Archive for the ‘Couples’ Category

How Do You Know that isn't Ted Kennedy?

Woman: Is that where George Bush lives?
Man: No, you can’t see it from here.
Woman: I bet you could see it with binoculars or something.
Man: Doubt it.
Woman: Why do you always shut me down when I have an opinion? I’m entitled to it! How do you know you couldn’t see George Bush’s house from here?
Man: There’s an island in the way.

–Kennebunk Beach, Maine

Like When Uncle Walter Touches It

Girl to boyfriend: My vagina is all wet, and not in the good way. –Seaside Heights, New Jersey Overheard by: Thommy

Like Your Speedo?

Girlfriend in spa, whose bikini top is suddenly filling with air from the spa-jets: Ai! My top is blowing off!
Boyfriend: That's okay, it's not as if it was supporting anything.

–Hobart, Australia

Overheard by: JW

Sure It's Not the Sweet Pangs Of Love?

Nagging wife on bicycle to defeated downtrodden husband on bicycle: The more I talk to you, the more my stomach is getting aggravated… 'cause you're an asshole!

–South Beach Boardwalk, New York

Overheard by: J9 and G-Rod

We'll Never Understand the Russian Zodiac

Old man to wife, in Russian: What sign are you?
Woman: I'm a fish.
Old man: Shark, son of a bitch.

–Hallandale Beach Boulevard, Florida

Overheard by: superemanuella

…Unlike Your Soul.

Nagging mother to adult daughter, after sniping at her all afternoon: Your best attribute used to be your personality. But with the life you lead, now it's dead.
Adult daughter's husband, without looking up from newspaper: It's not dead, it's just asleep.

–Maguire's Landing, Cape Cod, Massachusetts

Overheard by: oysterwoman

Who Says Romance Is Dead?

Fat sweaty drunk boyfriend to fat sweaty drunk girlfriend: Babe… I don't ever want you to have to suck my cock for money again.

–Jersey Shore

Overheard by: Five Minutes Later A Stranger Grabbed My Hair and Smelled It

And You Know How Gullible Small Children Are

20-something man: Those seagulls sound like your orgasm!
Girlfriend, gesturing at teenagers: Shh! There are little girls over there!

–Michigan

If This Were a Porno, She'd Feel Them For You.

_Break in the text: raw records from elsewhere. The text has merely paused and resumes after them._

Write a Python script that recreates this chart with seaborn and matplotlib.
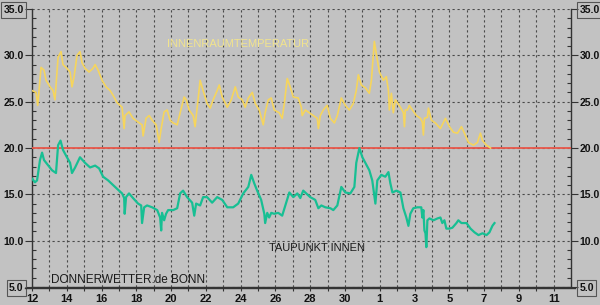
import numpy as np
import pandas as pd
import matplotlib
matplotlib.use("Agg")
import matplotlib.pyplot as plt
from matplotlib.lines import Line2D
import seaborn as sns

# ---- data (days since the 12th) ----
temp_day = [0.00, 0.23, 0.33, 0.52, 0.69, 0.81, 1.04, 1.21, 1.32, 1.50, 1.67, 1.78, 2.01, 2.19, 2.30,
            2.42, 2.59, 2.76, 2.88, 3.05, 3.28, 3.51, 3.63, 3.80, 4.03, 4.26, 4.49, 4.66, 4.89, 5.18,
            5.30, 5.35, 5.58, 5.81, 6.10, 6.33, 6.39, 6.56, 6.74, 6.91, 7.14, 7.31, 7.43, 7.60, 7.77,
            7.94, 8.12, 8.35, 8.52, 8.75, 8.87, 9.04, 9.27, 9.38, 9.50, 9.67, 9.84, 10.07, 10.25, 10.42,
            10.65, 10.77, 10.94, 11.23, 11.46, 11.69, 11.86, 12.09, 12.26, 12.44, 12.67, 12.84, 13.07,
            13.30, 13.41, 13.59, 13.76, 13.93, 14.22, 14.39, 14.51, 14.68, 14.85, 15.03, 15.31, 15.49,
            15.54, 15.72, 15.95, 16.18, 16.41, 16.47, 16.58, 16.75, 16.98, 17.16, 17.39, 17.56, 17.79,
            18.02, 18.25, 18.48, 18.65, 18.77, 18.94, 19.17, 19.40, 19.52, 19.69, 19.80, 19.98, 20.21,
            20.38, 20.50, 20.55, 20.67, 20.78, 20.90, 21.19, 21.36, 21.42, 21.47, 21.59, 21.70, 21.88,
            22.11, 22.34, 22.45, 22.51, 22.57, 22.74, 22.80, 22.97, 23.20, 23.49, 23.78, 24.01, 24.24,
            24.47, 24.70, 24.87, 25.10, 25.39, 25.62, 25.79, 25.91, 26.14, 26.37]
temp_val = [26.2, 26.0, 24.6, 28.7, 28.4, 27.3, 26.6, 26.2, 25.2, 29.8, 30.4, 29.0, 28.6, 28.2, 26.6,
            27.7, 30.0, 30.4, 29.2, 28.6, 28.2, 28.6, 29.0, 28.4, 27.3, 26.6, 26.2, 25.7, 24.9, 24.4,
            22.1, 23.5, 23.9, 23.2, 22.8, 22.5, 21.3, 23.2, 23.5, 23.0, 22.5, 20.6, 22.1, 23.9, 24.1,
            23.0, 22.7, 22.5, 23.8, 25.5, 25.2, 24.1, 23.5, 22.3, 24.4, 27.3, 26.2, 24.8, 24.3, 25.2,
            26.2, 26.8, 25.5, 24.4, 25.2, 26.6, 25.5, 25.2, 24.4, 25.4, 26.0, 24.8, 24.1,
            22.5, 23.8, 25.2, 25.4, 24.1, 23.8, 23.2, 24.8, 27.5, 26.6, 25.5, 25.4, 24.4,
            23.5, 24.1, 23.8, 23.5, 23.2, 22.1, 23.5, 24.1, 24.6, 23.2, 22.7, 23.5, 25.4,
            24.6, 24.1, 24.8, 26.2, 27.9, 26.8, 26.5, 25.9, 27.3, 31.5, 30.2, 28.2, 27.3,
            27.7, 26.2, 24.1, 25.9, 23.8, 25.2, 24.4, 23.8, 22.3, 24.1, 24.1, 24.6, 24.1,
            23.5, 23.2, 22.8, 21.4, 23.2, 23.3, 24.3, 23.0, 22.7, 22.1, 23.2, 22.3, 21.7,
            21.6, 22.3, 21.6, 20.6, 20.3, 20.6, 21.6, 20.8, 20.3, 20.0]

dew_day = [0.00, 0.17, 0.29, 0.46, 0.58, 0.69, 0.86, 1.15, 1.38, 1.50, 1.64, 1.78, 2.01, 2.19, 2.30,
           2.48, 2.76, 3.05, 3.34, 3.63, 3.86, 4.09, 4.38, 4.66, 4.89, 5.18, 5.30, 5.33, 5.41, 5.58,
           5.81, 6.10, 6.28, 6.33, 6.45, 6.62, 6.91, 7.20, 7.37, 7.43, 7.48, 7.60, 7.71, 7.83, 8.12,
           8.35, 8.52, 8.69, 8.92, 9.21, 9.33, 9.44, 9.67, 9.84, 10.07, 10.36, 10.65, 10.94, 11.23,
           11.57, 11.86, 12.15, 12.44, 12.61, 12.78, 12.95, 13.18, 13.36, 13.41, 13.53, 13.64, 13.76,
           13.93, 14.16, 14.39, 14.62, 14.80, 15.03, 15.26, 15.43, 15.60, 15.77, 16.00, 16.29, 16.47,
           16.64, 16.87, 17.16, 17.33, 17.56, 17.79, 18.02, 18.31, 18.54, 18.65, 18.83, 19.00, 19.17,
           19.40, 19.57, 19.75, 19.86, 20.09, 20.32, 20.50, 20.61, 20.73, 20.96, 21.19, 21.36, 21.53,
           21.65, 21.76, 21.93, 22.16, 22.39, 22.45, 22.51, 22.57, 22.63, 22.68, 22.74, 22.86, 23.09,
           23.32, 23.49, 23.60, 23.72, 23.83, 24.01, 24.18, 24.41, 24.52, 24.70, 24.99, 25.22, 25.45,
           25.68, 25.91, 26.14, 26.31, 26.48, 26.60]
dew_val = [16.7, 16.3, 16.5, 18.7, 19.5, 18.7, 18.3, 17.6, 17.3, 20.3, 20.8, 19.8, 19.0, 18.4, 17.3,
           17.9, 19.0, 18.4, 17.9, 18.1, 17.8, 16.9, 16.5, 16.0, 15.6, 15.1, 14.6, 12.9, 14.7, 15.1,
           14.6, 14.0, 13.8, 11.9, 13.6, 13.8, 13.6, 13.3, 12.5, 11.1, 13.0, 12.2, 12.9, 13.3, 13.3,
           13.5, 15.1, 15.4, 14.7, 14.1, 12.7, 14.0, 13.8, 14.7, 14.7, 14.1, 14.7, 14.4, 13.6,
           13.6, 14.0, 15.1, 15.8, 17.1, 16.2, 15.4, 14.4, 12.9, 11.9, 13.0, 12.5, 13.0,
           12.9, 13.0, 12.7, 14.1, 15.2, 14.7, 15.1, 14.6, 15.4, 15.1, 14.7, 14.4, 13.5,
           13.8, 13.6, 13.5, 13.3, 13.8, 15.8, 15.2, 15.1, 15.8, 18.4, 20.0, 19.0, 18.4,
           17.6, 16.5, 14.0, 16.5, 17.1, 16.9, 17.4, 16.2, 15.2, 15.4, 15.2, 13.5, 12.5,
           11.6, 12.9, 13.5, 13.6, 13.6, 12.5, 13.3, 11.1, 10.8, 9.3, 12.2, 12.4, 12.2,
           12.4, 12.5, 11.9, 12.2, 11.3, 11.3, 11.4, 11.9, 12.2, 11.9, 11.9, 11.3, 10.9,
           10.6, 10.8, 10.6, 10.9, 11.6, 11.9]

ref_level = 20.0
x_ticklabels = ["12", "", "14", "", "16", "", "18", "", "20", "", "22", "", "24", "", "26", "",
                "28", "", "30", "", "1", "", "3", "", "5", "", "7", "", "9", "", "11"]
y_major = [5, 10, 15, 20, 25, 30, 35]

# ---- drawing ----
BG = "#C2C2C2"
W, H = 600, 305
fig = plt.figure(figsize=(6.0, 3.05), dpi=100, facecolor=BG)
ax = fig.add_axes([32 / W, 1 - 287 / H, (571 - 32) / W, (287 - 9) / H])
ax.set_facecolor(BG)

df_t = pd.DataFrame({"day": temp_day, "val": temp_val})
df_d = pd.DataFrame({"day": dew_day, "val": dew_val})

ax.axhline(ref_level, color="#E8574A", lw=1.3, zorder=3)
sns.lineplot(data=df_t, x="day", y="val", ax=ax, color="#F6D55C", lw=1.2,
             estimator=None, sort=False, zorder=4)
sns.lineplot(data=df_d, x="day", y="val", ax=ax, color="#17BF93", lw=1.6,
             estimator=None, sort=False, zorder=4)

ax.set_xlim(0, 31)
ax.set_ylim(5, 35)
ax.set_xlabel("")
ax.set_ylabel("")

ax.set_xticks(range(len(x_ticklabels)))
ax.set_xticklabels(x_ticklabels)
ax.set_yticks(y_major)
ax.set_yticks(range(5, 36), minor=True)
ax.yaxis.set_major_formatter(matplotlib.ticker.FormatStrFormatter("%.1f"))

ax.grid(True, which="major", color="#4A4A4A", linestyle=(0, (2, 2.5)), lw=0.8)
ax.set_axisbelow(True)

for s in ["left", "right", "bottom"]:
    ax.spines[s].set_color("#333333")
    ax.spines[s].set_linewidth(1.0)
ax.spines["top"].set_visible(False)

ax.tick_params(axis="x", which="major", direction="out", length=3, width=0.8,
               color="#333333", pad=2, labelsize=8, labelcolor="#111111")
ax.tick_params(axis="y", which="major", direction="out", length=5, width=0.8,
               color="#333333", left=True, right=True, labelleft=True, labelright=True,
               labelsize=7.5, labelcolor="#111111", pad=1)
ax.tick_params(axis="y", which="minor", direction="in", length=3, width=0.8,
               color="#333333", left=True, right=True)

for lab in ax.get_xticklabels():
    lab.set_fontfamily("Liberation Sans")
    lab.set_fontweight("bold")
for t in ax.yaxis.get_major_ticks():
    for lab in (t.label1, t.label2):
        lab.set_fontfamily("Liberation Sans")
        lab.set_fontweight("bold")
ticks = ax.yaxis.get_major_ticks()
for t in (ticks[0], ticks[-1]):
    for lab in (t.label1, t.label2):
        lab.set_bbox(dict(boxstyle="square,pad=0.25", fc="none", ec="#555555", lw=0.8))

# extended bottom axis line
fig.add_artist(Line2D([25 / W, 575 / W], [1 - 288 / H, 1 - 288 / H],
                      color="#333333", lw=1.0, transform=fig.transFigure))

fig.text(238 / W, 1 - 44 / H, "INNENRAUMTEMPERATUR", color="#F2E48C",
         fontsize=8, family="Liberation Sans", ha="center", va="center")
fig.text(317 / W, 1 - 248 / H, "TAUPUNKT INNEN", color="#1A1A1A",
         fontsize=8, family="Liberation Sans", ha="center", va="center")
fig.text(128 / W, 1 - 280 / H, "DONNERWETTER.de BONN", color="#1A1A1A",
         fontsize=8.5, family="Liberation Sans", ha="center", va="center")

fig.savefig("out.png", dpi=100, facecolor=BG)
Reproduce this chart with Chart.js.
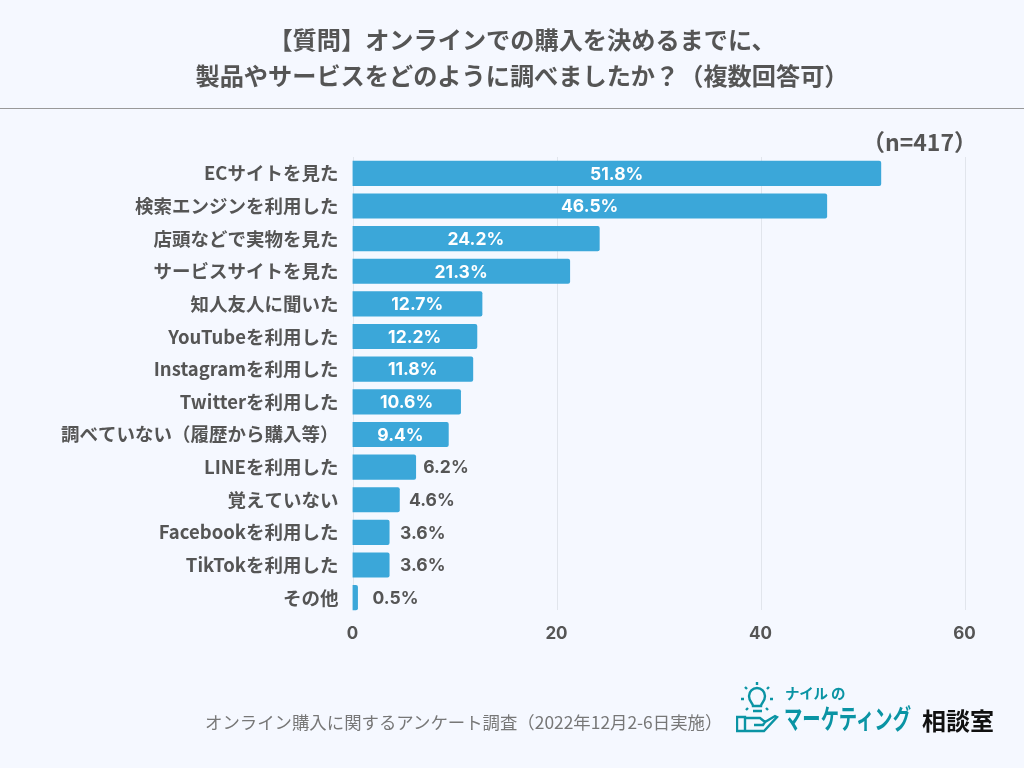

Freezing 20-something to boyfriend: I can't feel my nipples! I can't feel my nipples! Oh my god! That water's so freaking cold! (to friend) Brenda*! I can't feel my nipples!

–Long Beach, New York

Overheard by: I wish I could

Just As I'm Dropping Off to Sleep

Girlfriend: Why are you all pissed off?
Boyfriend: Some days you don't say shit to me, and then when I'm in a bad mood, you go and say some dumb shit out ya face.